Lab 2

Calcuations

Bucket Fill Fraction

If you go into the field to collect a sample, you very well may not have a scale. If you have a 55 gallon drum, or a 1 gallon bucket, it is helpful to understand what fraction of that bucket to fill in order to obtain a large enough sample.

For this lab exercise, we will collecting a 4 kg sample in a 2 gallon bucket with an ore to then split into 4 1 kg lots. What fraction of the bucket should we fill up to obtain a 4 kg sample? We are given the following information:

• 2 gallon bucket
• 3.785 L = 1 gal
• Crushed ore has 30% void space
• Density of the solid ore is about 2.65 g/cm³

We can assume the mass of air is negligible.

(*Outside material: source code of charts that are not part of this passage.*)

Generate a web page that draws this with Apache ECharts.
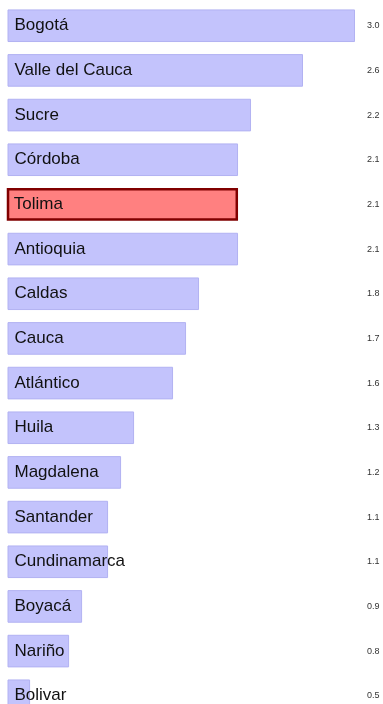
<!DOCTYPE html>
<html>
<head>
<meta charset="utf-8">
<style>
  html, body { margin: 0; padding: 0; background: #ffffff; overflow: hidden; }
  #chart { width: 383px; height: 720px; }
</style>
<script src="https://cdn.jsdelivr.net/npm/echarts@6/dist/echarts.min.js"></script>
</head>
<body>
<div id="chart"></div>
<script>
// Departments ranked by value, top to bottom
const departments = ['Bogotá', 'Valle del Cauca', 'Sucre', 'Córdoba', 'Tolima', 'Antioquia',
  'Caldas', 'Cauca', 'Atlántico', 'Huila', 'Magdalena', 'Santander', 'Cundinamarca',
  'Boyacá', 'Nariño', 'Bolivar'];
const values = [3.0, 2.6, 2.2, 2.1, 2.1, 2.1, 1.8, 1.7, 1.6, 1.3, 1.2, 1.1, 1.1, 0.9, 0.8, 0.5];
const highlighted = 'Tolima';

const baseFill = '#c3c3fc';
const baseBorder = '#b2b2f2';

const barData = values.map((v, i) => {
  const isHi = departments[i] === highlighted;
  return {
    value: v,
    itemStyle: isHi
      ? { color: '#ff8080', borderColor: '#800000', borderWidth: 2.5 }
      : { color: baseFill, borderColor: baseBorder, borderWidth: 1 }
  };
});

// The last row runs past the bottom edge of the visible page
const chart = echarts.init(document.getElementById('chart'), null, { renderer: 'canvas' });
chart.setOption({
  animation: false,
  backgroundColor: '#ffffff',
  grid: { left: 8, top: 3.4, width: 347, height: 714.7, containLabel: false },
  xAxis: {
    type: 'value', min: 0.33, max: 3.0,
    show: false
  },
  yAxis: [
    {
      type: 'category', data: departments, inverse: true,
      axisLine: { show: false }, axisTick: { show: false }, axisLabel: { show: false }
    },
    {
      type: 'category', data: values.map(v => v.toFixed(1)), inverse: true,
      position: 'right',
      axisLine: { show: false }, axisTick: { show: false }, splitLine: { show: false },
      axisLabel: {
        margin: 12, fontSize: 9, color: '#333333',
        fontFamily: 'Liberation Sans, Arial, sans-serif'
      }
    }
  ],
  series: [{
    type: 'bar',
    yAxisIndex: 0,
    data: barData,
    barCategoryGap: '27%',
    label: {
      show: true, position: 'insideLeft', distance: 7,
      formatter: '{b}', color: '#111111', fontSize: 17,
      fontFamily: 'Liberation Sans, Arial, sans-serif'
    }
  }]
});
</script>
</body>
</html>
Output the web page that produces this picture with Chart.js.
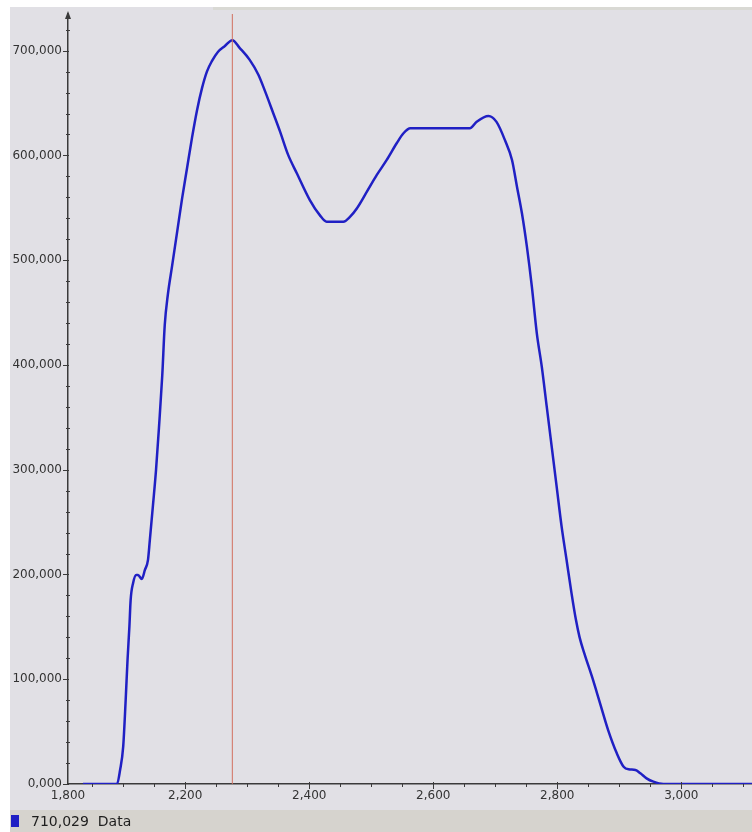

Using the above information, we know that:

$$ \rho_\mathrm{ore} = \frac{m_\mathrm{ore}}{V_\mathrm{ore}} $$

We also know that the mass of air is negligible, so:

$$\begin{aligned} m_\mathrm{sample} &= m_\mathrm{ore} + \xcancel{m_\mathrm{air}} \\ m_\mathrm{sample} &= m_\mathrm{ore} \end{aligned}$$

Because $m_\mathrm{sample} = m_\mathrm{ore}$, we can simply use the formula for density and given information to find $V_\mathrm{ore}$:

$$ \begin{aligned} \rho_\mathrm{ore} &= \frac{m_\mathrm{ore}}{V_\mathrm{ore}} \\
2.65 \frac{g}{cm^3} &= \frac{4,000 g}{V_\mathrm{ore}}\\
V_\mathrm{ore} & \approx 1509 cm^3 \approx 1.51 L \end{aligned} $$

Next, we can use the information about void space to calculate the $V_\mathrm{air}$ and then $V_\mathrm{sample}$. First writing down the volume relationship for void space, converting the 30% void space into a fraction:

$$ 0.3 = \frac{V_\mathrm{air}}{V_\mathrm{ore} + V_\mathrm{air}} $$

Substituting in $V_\mathrm{ore} = 1.51L$ and solving for $V_\mathrm{air}$ gives:

$$ \begin{aligned} 0.3 &= \frac{V_\mathrm{air}}{1.51 + V_\mathrm{air}} \\
0.3 \times 1.51 + 0.3V_\mathrm{air} &= V_\mathrm{air} \\
0.3 \times 1.51 &= (1-0.3) V_\mathrm{air}\\
V_\mathrm{air} &= \frac{0.3 \times 1.51}{(1-0.3)}\\
V_\mathrm{air} &= 0.647 L \end{aligned} $$

So now we can calculate our total volume:

$$ \begin{aligned} V_\mathrm{sample} &= V_\mathrm{ore} + V_\mathrm{air}\\
V_\mathrm{sample} &= 1.51L + 0.647L \\
V_\mathrm{sample} &= 2.16 \end{aligned} $$

And converting 2 gal = 7.57 L we can see that:

\begin{align} pct_\mathrm{bucket} &= \frac{V_\mathrm{sample}}{V_\mathrm{bucket}} \times 100 \\
pct_\mathrm{bucket} &= \frac{2.16 L}{7.57 L} \times 100 \\
pct_\mathrm{bucket} &= 28.5 pct \\
\mathrm{frac}_\mathrm{bucket} &\approx \frac{1}{3} \end{align}

So for a two gal bucket, we need to fill up about $\frac{1}{3}$ to obtain approximately a 4 kg sample.